Semarang, Aktual.co — Dua saksi dari perusahaan media besar di Solo kembali dihadirkan menjadi saksi dalam sidang mantan Bupati Karanganyar, Rina Iriani SR di kasus dugaan penyelewengan pembangunan perumahan subsidi Griya Lawu Asri (GLA) senilai Rp11,8 miliar.

Kedua saksi tersebut adalah Direktur Utama PT Trans Abadi (TATV), Budianto dan Niko, selaku kolektor (juru tagih) iklan Solo Pos.

Saksi dicecar hakim untuk memberi gambaran mengenai seputar sumber aliran dana terdakwa yang digunakan untuk pemasangan iklan saat mencalonkan pada Pilkada Karanganyar periode 2008-2013.

Dihadapan Ketua Majelis Hakim Ketua Dwiarso Budi, Budianto menyebutkan dalam perjanjian itu ada penayangan iklan sosialisasi calon tertentu sebanyak 129 spot kali penayangan.
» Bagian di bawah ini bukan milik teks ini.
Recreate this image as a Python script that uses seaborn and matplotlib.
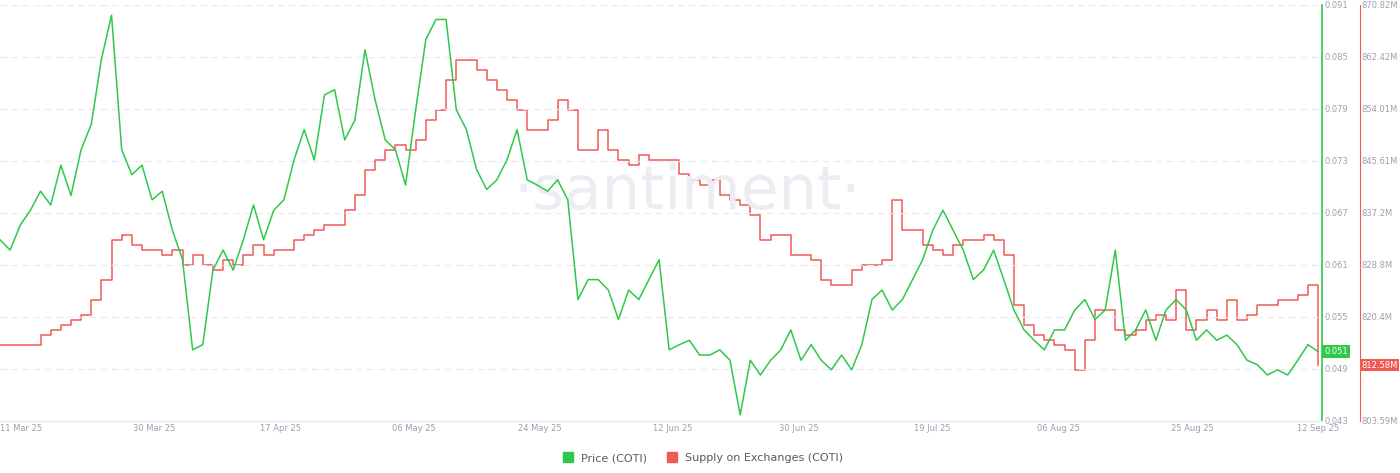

Rata-rata dalam satu hari menayangkan iklan sebanyak 4 kali dengan durasi waktu 40 detik.

“Pemasang iklan penayangan selama 30 hari itu semestinya dalam perjanjian sebanyak 120 kali. Namun penanyangan ditambah bonus 9 kali. Jadi penayangan iklan dalam yang diputar sebanyak 129 kali, baik berupa spot maupun flash,” terang dia.
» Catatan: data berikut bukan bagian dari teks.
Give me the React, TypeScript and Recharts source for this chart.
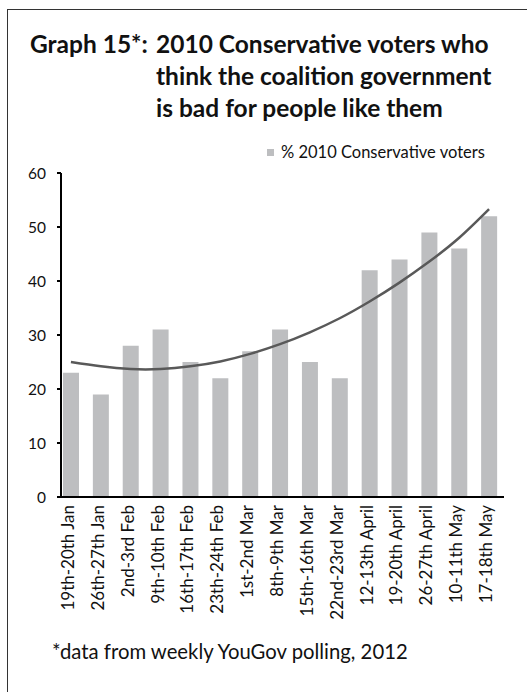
import React from "react";
import { ComposedChart, Bar, Line, XAxis, YAxis, Legend } from "recharts";

const categories = [
  "19th-20th Jan",
  "26th-27th Jan",
  "2nd-3rd Feb",
  "9th-10th Feb",
  "16th-17th Feb",
  "23th-24th Feb",
  "1st-2nd Mar",
  "8th-9th Mar",
  "15th-16th Mar",
  "22nd-23rd Mar",
  "12-13th April",
  "19-20th April",
  "26-27th April",
  "10-11th May",
  "17-18th May",
];
const conservativeVoters = [23, 19, 28, 31, 25, 22, 27, 31, 25, 22, 42, 44, 49, 46, 52];
const trendline = [25.0, 24.2, 23.7, 23.7, 24.2, 25.1, 26.5, 28.3, 30.5, 33.1, 36.2, 39.7, 43.6, 48.0, 53.3];
const yTicks = [0, 10, 20, 30, 40, 50, 60];

const seriesName = "% 2010 Conservative voters";
const titleLead = "Graph 15*:";
const titleLines = [
  "2010 Conservative voters who",
  "think the coalition government",
  "is bad for people like them",
];
const footnote = "*data from weekly YouGov polling, 2012";

const data = categories.map((week, i) => ({
  week,
  value: conservativeVoters[i],
  trend: trendline[i],
}));

const FONT = "Lato, 'Noto Sans', sans-serif";

const XTick = (props: any) => {
  const { x, y, payload } = props;
  return (
    <text
      x={x}
      y={y}
      dy={3}
      transform={`rotate(-90 ${x} ${y})`}
      textAnchor="end"
      fontFamily={FONT}
      fontSize={17}
      fill="#111"
    >
      {payload.value}
    </text>
  );
};

const LegendContent = () => (
  <div style={{ display: "flex", alignItems: "center", fontFamily: FONT, fontSize: 16.5, color: "#111", whiteSpace: "nowrap" }}>
    <span style={{ display: "inline-block", width: 7, height: 7, background: "#BDBEC0", marginRight: 7 }} />
    <span>{seriesName}</span>
  </div>
);

export default function App() {
  return (
    <div style={{ position: "absolute", left: 0, top: 0, width: 527, height: 692, background: "#fff", overflow: "hidden" }}>
      <div
        style={{
          position: "absolute",
          left: 7,
          top: 9,
          width: 600,
          height: 700,
          borderTop: "1.5px solid #333",
          borderLeft: "1.5px solid #333",
        }}
      />
      <div style={{ position: "absolute", left: 30, top: 28, fontFamily: FONT, fontWeight: 700, fontSize: 24.5, lineHeight: "32px", color: "#111", whiteSpace: "nowrap" }}>
        {titleLead}
      </div>
      <div style={{ position: "absolute", left: 156, top: 28, fontFamily: FONT, fontWeight: 700, fontSize: 24.5, lineHeight: "32px", color: "#111", whiteSpace: "nowrap" }}>
        {titleLines.map((t) => (
          <div key={t}>{t}</div>
        ))}
      </div>
      <div style={{ position: "absolute", left: 52, top: 639, fontFamily: FONT, fontSize: 20.3, lineHeight: "24px", color: "#111", whiteSpace: "nowrap" }}>
        {footnote}
      </div>
      <div style={{ position: "absolute", left: 0, top: 0 }}>
        <ComposedChart
          width={527}
          height={692}
          data={data}
          margin={{ top: 173, right: 23, bottom: 0, left: 0 }}
          barCategoryGap={0}
        >
          <XAxis
            dataKey="week"
            interval={0}
            height={195}
            tickLine={false}
            tickSize={0}
            tickMargin={8}
            tick={<XTick />}
            axisLine={{ stroke: "#000", strokeWidth: 2 }}
            padding={{ left: -5, right: 0 }}
          />
          <YAxis
            domain={[0, 60]}
            ticks={yTicks}
            width={61}
            tickSize={4}
            tickMargin={11}
            axisLine={{ stroke: "#000", strokeWidth: 2 }}
            tickLine={{ stroke: "#000", strokeWidth: 2 }}
            tick={{ fontFamily: FONT, fontSize: 15.5, fill: "#111" }}
            interval={0}
          />
          <Legend
            layout="horizontal"
            verticalAlign="middle"
            align="center"
            content={<LegendContent />}
            wrapperStyle={{ top: 142, left: 267, width: 260, height: 22 }}
          />
          <Bar dataKey="value" name={seriesName} fill="#BDBEC0" barSize={16} isAnimationActive={false} />
          <Line
            dataKey="trend"
            type="natural"
            stroke="#595959"
            strokeWidth={2.5}
            dot={false}
            activeDot={false}
            legendType="none"
            isAnimationActive={false}
          />
        </ComposedChart>
      </div>
    </div>
  );
}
Ia mengatakan pembayaran iklan sosialisasi Pilkada terdakwa sebesar Rp69 juta. Perjanjian antara keduanya dibuat dalam perjanjian MoU. Adapan pembayarakan dilakukan secara tunai maupun berbentuk cek.

“Tanggal 27 September 2008 dibayarkan Rp30 juta. Kemudian dibayarkan lagi tanggal 13 Oktober Rp20 juta dan terakhir sisanya dibayarkan lagi tanggal 24 Oktober,” ujarnya.

Dalam perjanjian itu, bukti-bukti klien sebagai pengguna jasa dibuatkan akta perjanjian MoU. Mengenai format penanyangan berupa video dan satu sleet gambar, dirinya tidak mengetahui.

“Saya hanya menandatangani media order saja. Adapun pembayaran dan sebagainya saya tidak tahu. Yang tahu bagian keuangan karena berhubungan langsung,” ujar dia.

Dia mengaku tidak mengetahui bentuk penayangan iklan, dan sekedar menandatangani media order iklan. Adapun tanda bukti berupa kuitansi maupun mekanisme pembayaran yang melalui transfer langsung ke pihak keuangan.

“Siapa yang transfer saya tidak tahu, karena mekanisme pembayaran langsung pada keuangan. Saya tahu itu setelah ditayangkan bentuk iklannya,” terang dia.

Sementara, majelis hakim lain juga menghadirkan kolektor Solo Pos, salah satu media cetak yang memasang iklan senilai Rp80 juta. “Yang ngasih siapa saya lupa. Penagihannya selama dua kali. Pertama, Rp46 juta dan kedua Rp36 juta.  Pembayaran ada yang berupa berupa cek,” terang Niko.

Menanggapi ha itu, terdakwa Rina Iriani membantah tidak berhubungan langsung terkait pembayaran iklan, meski dirinya mencalonkan kembali pada Pilkada saat itu. “Yang mulia saya tidak berhubungan soal itu,” timpal dia.